Unicode Character Classes
These are the Unicode “General Category” character class names used in regular expression matching, e.g. in Perl, \pP or \p{Punctuation} to match all Unicode characters having the “punctuation” property.
| Expression | Syntax | Long Name | Description |
|---|---|---|---|
| Letter | :L | Letter | Matches any letter, Ll | Lm | Lo | Lt | Lu |
| Uppercase letter | :Lu | Uppercase_Letter | Matches any one capital letter. For example, :Luhe matches “The” but not “the”. |
| Lowercase letter | :Ll | Lowercase_Letter | Matches any one lower case letter.
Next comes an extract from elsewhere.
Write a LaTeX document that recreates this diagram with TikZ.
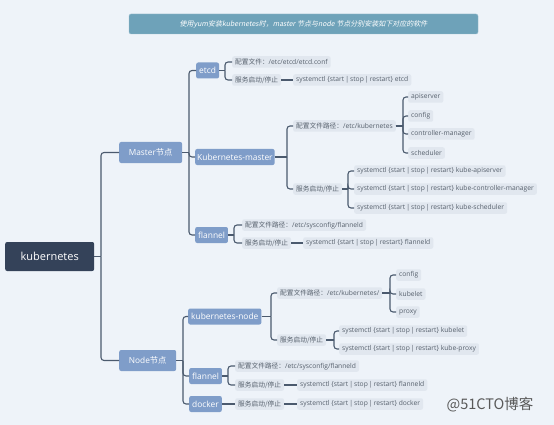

For example, :Llhe matches “the” but not “The”. |
| Title case letter | :Lt | Titlecase_Letter | Matches characters that combine an uppercase letter with a lowercase letter, such as Nj and Dz. |
| Modifier letter | :Lm | Modifier_Letter | Matches letters or punctuation, such as commas, cross accents, and double prime, used to indicate modifications to the preceding letter. |
| Other letter | :Lo | Other_Letter | Matches other letters, such as gothic letter ahsa. |
| Cased letter | :LC | Cased_Letter | Matches any letter with case, Ll | Lt | Lu |
| Mark | :M | Mark | Matches any mark, Mc | Me | Mn |
| Non-spacing mark | :Mn | Nonspacing_Mark | Matches non-spacing marks. |
| Combining mark | :Mc | Spacing_Mark | Matches combining marks. |
| Enclosing mark | :Me | Enclosing_Mark | Matches enclosing marks. |
| Number | :N | Number | Matches any number, Nd | Nl | No |
| Decimal digit | :Nd | Decimal_Number | Matches decimal digits such as 0-9 and their full-width equivalents. |
| Letter digit | :Nl | Letter_Number | Matches letter digits such as roman numerals and ideographic number zero. |
| Other digit | :No | Other_Number | Matches other digits such as old italic number one. |
| Punctuation | :P | Punctuation | Matches any puncutation, Pc | Pd | Pe | Pf | Pi | Po | Ps |
| Connector punctuation | :Pc | Connector_Punctuation | Matches the underscore or underline mark. |
| Dash punctuation | :Pd | Dash_Punctuation | Matches the dash mark. |
| Open punctuation | :Ps | Open_Punctuation | Matches opening punctuation such as open brackets and braces. |
| Close punctuation | :Pe | Close_Punctuation | Matches closing punctuation such as closing brackets and braces. |
| Initial quote punctuation | :Pi | Initial_Punctuation | Matches initial double quotation marks. |
| Final quote punctuation | :Pf | Final_Punctuation | Matches single quotation marks and ending double quotation marks. |
| Other punctuation | :Po | Other_Punctuation | Matches commas (,), ?, “, !, @, #, %, &, *, \, colons (:), semi-colons (;), ‘, and /. |
| Symbol | :S | Symbol | Matches any symbol, Sc | Sk | Sm | So |
| Math symbol | :Sm | Math_Symbol | Matches +, =, ~, |, <, and >. |
| Currency symbol | :Sc | Currency_Symbol | Matches $ and other currency symbols. |
| Modifier symbol | :Sk | Modifier_Symbol | Matches modifier symbols such as circumflex accent, grave accent, and macron. |
| Other symbol | :So | Other_Symbol | Matches other symbols, such as the copyright sign, pilcrow sign, and the degree sign. |
| Separator | :Z | Separator | Matches any separator, Zl | Zp | Zs |
| Paragraph separator | :Zp | Paragraph_Separator | Matches the Unicode character U+2029. |
| Space separator | :Zs | Space_Separator | Matches blanks. |
| Line separator | :Zl | Line_Separator | Matches the Unicode character U+2028. |
| Other control | :Cc | Control | Matches end of line. |
| Other format | :Cf | Format | Formatting control character such as the bidirectional control characters. |
| Surrogate | :Cs | Surrogate | Matches one half of a surrogate pair. |
| Other private-use | :Co | Private_Use | Matches any character from the private-use area. |
| Other not assigned | :Cn | Unassigned | Matches characters that do not map to a Unicode character. |